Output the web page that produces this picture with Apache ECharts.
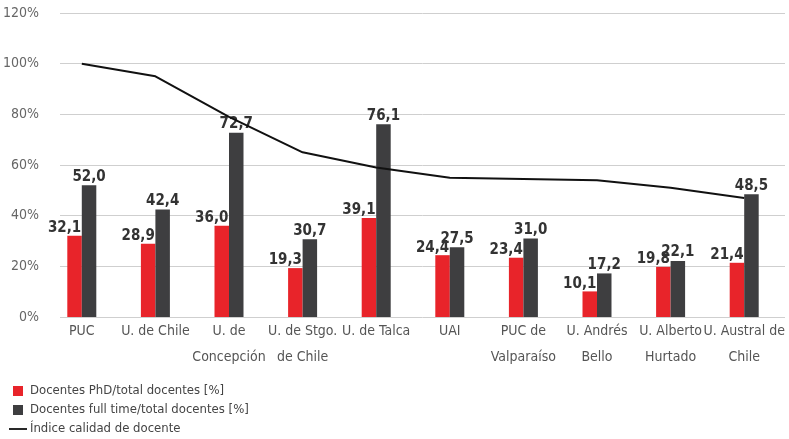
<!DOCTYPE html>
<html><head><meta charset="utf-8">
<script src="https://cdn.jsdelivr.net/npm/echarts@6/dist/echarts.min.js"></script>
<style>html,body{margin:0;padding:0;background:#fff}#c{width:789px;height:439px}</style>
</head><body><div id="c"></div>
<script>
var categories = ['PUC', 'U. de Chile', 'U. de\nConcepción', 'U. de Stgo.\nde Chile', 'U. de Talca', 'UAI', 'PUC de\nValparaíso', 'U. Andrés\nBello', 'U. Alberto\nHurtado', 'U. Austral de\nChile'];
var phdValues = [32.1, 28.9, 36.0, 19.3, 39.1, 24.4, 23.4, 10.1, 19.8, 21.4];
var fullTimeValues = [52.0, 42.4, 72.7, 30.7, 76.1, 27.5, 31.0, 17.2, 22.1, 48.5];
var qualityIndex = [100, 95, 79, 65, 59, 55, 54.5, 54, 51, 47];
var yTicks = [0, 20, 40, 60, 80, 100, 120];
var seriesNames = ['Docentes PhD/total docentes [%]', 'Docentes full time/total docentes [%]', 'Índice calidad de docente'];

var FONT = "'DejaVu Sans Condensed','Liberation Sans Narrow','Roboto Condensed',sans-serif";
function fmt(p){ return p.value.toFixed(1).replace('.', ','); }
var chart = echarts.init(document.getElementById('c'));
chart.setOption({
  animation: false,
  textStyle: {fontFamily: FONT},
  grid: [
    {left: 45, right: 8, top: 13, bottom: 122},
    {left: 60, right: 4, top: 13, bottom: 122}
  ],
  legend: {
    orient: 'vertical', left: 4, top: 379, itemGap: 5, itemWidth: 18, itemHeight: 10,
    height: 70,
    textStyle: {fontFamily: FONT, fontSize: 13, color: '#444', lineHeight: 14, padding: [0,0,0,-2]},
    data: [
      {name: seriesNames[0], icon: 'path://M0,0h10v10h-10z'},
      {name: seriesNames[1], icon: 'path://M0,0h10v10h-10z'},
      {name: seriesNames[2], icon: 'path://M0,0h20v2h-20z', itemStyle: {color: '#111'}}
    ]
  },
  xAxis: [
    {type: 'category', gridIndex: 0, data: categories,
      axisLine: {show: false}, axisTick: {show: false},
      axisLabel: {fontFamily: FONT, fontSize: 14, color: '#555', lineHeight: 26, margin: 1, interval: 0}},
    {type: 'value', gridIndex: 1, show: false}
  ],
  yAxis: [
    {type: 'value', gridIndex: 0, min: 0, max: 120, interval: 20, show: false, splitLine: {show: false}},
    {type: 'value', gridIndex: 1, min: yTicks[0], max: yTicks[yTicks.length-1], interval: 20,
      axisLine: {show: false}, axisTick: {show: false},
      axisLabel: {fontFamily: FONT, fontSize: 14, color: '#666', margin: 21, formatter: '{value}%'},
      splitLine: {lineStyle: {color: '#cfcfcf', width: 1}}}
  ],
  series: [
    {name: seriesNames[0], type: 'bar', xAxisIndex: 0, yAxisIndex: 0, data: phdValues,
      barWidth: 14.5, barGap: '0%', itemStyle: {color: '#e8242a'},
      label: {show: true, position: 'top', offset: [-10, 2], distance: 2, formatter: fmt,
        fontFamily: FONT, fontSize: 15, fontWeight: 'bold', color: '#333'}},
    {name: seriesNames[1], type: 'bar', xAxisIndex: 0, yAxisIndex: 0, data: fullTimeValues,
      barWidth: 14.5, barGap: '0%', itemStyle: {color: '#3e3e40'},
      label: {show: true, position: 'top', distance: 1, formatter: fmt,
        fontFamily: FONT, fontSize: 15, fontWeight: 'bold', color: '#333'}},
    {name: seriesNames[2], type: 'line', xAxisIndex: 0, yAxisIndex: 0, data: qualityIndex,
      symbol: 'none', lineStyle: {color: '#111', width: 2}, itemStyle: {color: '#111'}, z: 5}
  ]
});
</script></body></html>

- - - -

- **Your goal**:
Leaving the pictures aside, transcribe the entire listing exactly.

- **Full output**:
Output the web page that produces this picture with Apache ECharts.
<!DOCTYPE html>
<html><head><meta charset="utf-8">
<script src="https://cdn.jsdelivr.net/npm/echarts@6/dist/echarts.min.js"></script>
<style>html,body{margin:0;padding:0;background:#fff}#c{width:789px;height:439px}</style>
</head><body><div id="c"></div>
<script>
var categories = ['PUC', 'U. de Chile', 'U. de\nConcepción', 'U. de Stgo.\nde Chile', 'U. de Talca', 'UAI', 'PUC de\nValparaíso', 'U. Andrés\nBello', 'U. Alberto\nHurtado', 'U. Austral de\nChile'];
var phdValues = [32.1, 28.9, 36.0, 19.3, 39.1, 24.4, 23.4, 10.1, 19.8, 21.4];
var fullTimeValues = [52.0, 42.4, 72.7, 30.7, 76.1, 27.5, 31.0, 17.2, 22.1, 48.5];
var qualityIndex = [100, 95, 79, 65, 59, 55, 54.5, 54, 51, 47];
var yTicks = [0, 20, 40, 60, 80, 100, 120];
var seriesNames = ['Docentes PhD/total docentes [%]', 'Docentes full time/total docentes [%]', 'Índice calidad de docente'];

var FONT = "'DejaVu Sans Condensed','Liberation Sans Narrow','Roboto Condensed',sans-serif";
function fmt(p){ return p.value.toFixed(1).replace('.', ','); }
var chart = echarts.init(document.getElementById('c'));
chart.setOption({
  animation: false,
  textStyle: {fontFamily: FONT},
  grid: [
    {left: 45, right: 8, top: 13, bottom: 122},
    {left: 60, right: 4, top: 13, bottom: 122}
  ],
  legend: {
    orient: 'vertical', left: 4, top: 379, itemGap: 5, itemWidth: 18, itemHeight: 10,
    height: 70,
    textStyle: {fontFamily: FONT, fontSize: 13, color: '#444', lineHeight: 14, padding: [0,0,0,-2]},
    data: [
      {name: seriesNames[0], icon: 'path://M0,0h10v10h-10z'},
      {name: seriesNames[1], icon: 'path://M0,0h10v10h-10z'},
      {name: seriesNames[2], icon: 'path://M0,0h20v2h-20z', itemStyle: {color: '#111'}}
    ]
  },
  xAxis: [
    {type: 'category', gridIndex: 0, data: categories,
      axisLine: {show: false}, axisTick: {show: false},
      axisLabel: {fontFamily: FONT, fontSize: 14, color: '#555', lineHeight: 26, margin: 1, interval: 0}},
    {type: 'value', gridIndex: 1, show: false}
  ],
  yAxis: [
    {type: 'value', gridIndex: 0, min: 0, max: 120, interval: 20, show: false, splitLine: {show: false}},
    {type: 'value', gridIndex: 1, min: yTicks[0], max: yTicks[yTicks.length-1], interval: 20,
      axisLine: {show: false}, axisTick: {show: false},
      axisLabel: {fontFamily: FONT, fontSize: 14, color: '#666', margin: 21, formatter: '{value}%'},
      splitLine: {lineStyle: {color: '#cfcfcf', width: 1}}}
  ],
  series: [
    {name: seriesNames[0], type: 'bar', xAxisIndex: 0, yAxisIndex: 0, data: phdValues,
      barWidth: 14.5, barGap: '0%', itemStyle: {color: '#e8242a'},
      label: {show: true, position: 'top', offset: [-10, 2], distance: 2, formatter: fmt,
        fontFamily: FONT, fontSize: 15, fontWeight: 'bold', color: '#333'}},
    {name: seriesNames[1], type: 'bar', xAxisIndex: 0, yAxisIndex: 0, data: fullTimeValues,
      barWidth: 14.5, barGap: '0%', itemStyle: {color: '#3e3e40'},
      label: {show: true, position: 'top', distance: 1, formatter: fmt,
        fontFamily: FONT, fontSize: 15, fontWeight: 'bold', color: '#333'}},
    {name: seriesNames[2], type: 'line', xAxisIndex: 0, yAxisIndex: 0, data: qualityIndex,
      symbol: 'none', lineStyle: {color: '#111', width: 2}, itemStyle: {color: '#111'}, z: 5}
  ]
});
</script></body></html>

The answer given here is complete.